National Hives

Having read many alarming articles about the decline of bees in this country and abroad, we decided to start keeping bees here.  At the same time an article appeared in the weekend Telegraph about the work being done by Phil Chandler and the Natural Beekeeping movement, which advocated a bee-centred rather than honey-centred approach.  Following a weekend course in Devon taken by Phil Chandler we decided to use Horizontal Top Bar Hives rather than the more conventional systems.

However, whilst waiting to hear of a swarm for our first Top Bar Hive, we received word of two National Hives complete with bees which were available, and decided to try those as well. These are usually managed by conventional beekeepers using pre-prepared wax foundation in the frames in order to discourage the production of drone cells and encourage more worker cells to be drawn out.

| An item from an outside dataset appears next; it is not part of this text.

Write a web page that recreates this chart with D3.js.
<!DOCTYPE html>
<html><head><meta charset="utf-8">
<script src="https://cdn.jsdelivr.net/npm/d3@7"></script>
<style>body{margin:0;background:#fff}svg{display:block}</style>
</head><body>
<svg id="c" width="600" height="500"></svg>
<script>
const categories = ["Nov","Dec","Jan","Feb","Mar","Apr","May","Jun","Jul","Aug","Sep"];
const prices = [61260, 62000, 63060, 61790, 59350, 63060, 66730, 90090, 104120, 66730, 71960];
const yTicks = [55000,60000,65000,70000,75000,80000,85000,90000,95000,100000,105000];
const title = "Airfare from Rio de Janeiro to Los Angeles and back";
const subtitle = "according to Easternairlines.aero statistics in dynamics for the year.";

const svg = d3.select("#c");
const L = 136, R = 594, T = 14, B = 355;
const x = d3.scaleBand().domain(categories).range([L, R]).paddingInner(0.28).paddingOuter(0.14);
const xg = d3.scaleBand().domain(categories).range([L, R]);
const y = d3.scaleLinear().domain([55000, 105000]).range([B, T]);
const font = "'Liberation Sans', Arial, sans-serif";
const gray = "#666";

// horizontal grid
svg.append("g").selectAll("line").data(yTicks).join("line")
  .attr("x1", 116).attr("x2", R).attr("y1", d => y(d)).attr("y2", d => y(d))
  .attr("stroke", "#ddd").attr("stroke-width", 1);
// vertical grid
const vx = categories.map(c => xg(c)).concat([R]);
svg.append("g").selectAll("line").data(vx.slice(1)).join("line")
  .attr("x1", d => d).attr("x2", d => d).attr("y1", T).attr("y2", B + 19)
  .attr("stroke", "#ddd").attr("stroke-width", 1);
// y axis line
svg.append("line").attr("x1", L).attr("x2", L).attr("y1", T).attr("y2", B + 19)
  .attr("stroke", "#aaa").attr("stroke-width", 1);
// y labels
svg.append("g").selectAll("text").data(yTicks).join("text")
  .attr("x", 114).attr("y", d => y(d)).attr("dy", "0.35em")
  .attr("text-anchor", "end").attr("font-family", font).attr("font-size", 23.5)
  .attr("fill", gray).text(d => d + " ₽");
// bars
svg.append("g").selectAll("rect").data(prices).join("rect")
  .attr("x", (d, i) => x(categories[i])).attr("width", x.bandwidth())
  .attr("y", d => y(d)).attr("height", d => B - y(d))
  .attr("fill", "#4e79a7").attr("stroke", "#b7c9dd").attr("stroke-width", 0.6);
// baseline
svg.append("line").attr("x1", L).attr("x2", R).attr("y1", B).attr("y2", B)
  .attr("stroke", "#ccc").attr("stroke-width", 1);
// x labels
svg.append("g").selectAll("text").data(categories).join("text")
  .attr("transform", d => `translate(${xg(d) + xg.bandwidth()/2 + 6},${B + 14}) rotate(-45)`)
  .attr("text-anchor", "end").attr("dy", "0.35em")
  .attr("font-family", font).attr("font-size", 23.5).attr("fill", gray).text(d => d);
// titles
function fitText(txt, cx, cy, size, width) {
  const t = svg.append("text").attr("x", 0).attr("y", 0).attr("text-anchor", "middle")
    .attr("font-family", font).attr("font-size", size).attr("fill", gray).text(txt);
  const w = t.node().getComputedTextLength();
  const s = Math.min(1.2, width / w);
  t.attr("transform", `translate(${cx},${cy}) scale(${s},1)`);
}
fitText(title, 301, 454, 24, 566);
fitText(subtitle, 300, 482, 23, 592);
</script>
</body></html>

The National next to the Top Bar Hive in the orchard

Once we have more experience in using the Nationals our aim is to gradually change the way we use them to employ more natural beekeeping methods, such as using only starter strips of foundation in the frames and therefore encouraging the bees to fill the rest of the frame with their own comb, which will consist of both worker and drone cells in the brood box – as many as they see fit to make.  Other differences we already employ are the use of fine water spray instead of smoke to subdue the bees when inspecting the hive (as we do in the Top Bar Hive), and using a dummy end-frame (without comb) so that bees are less disturbed when taking out the first frame in an inspection.  Hopefully, as we go on, more tips will be gained from fellow users of the natural beekeeping forum on the Biobees website.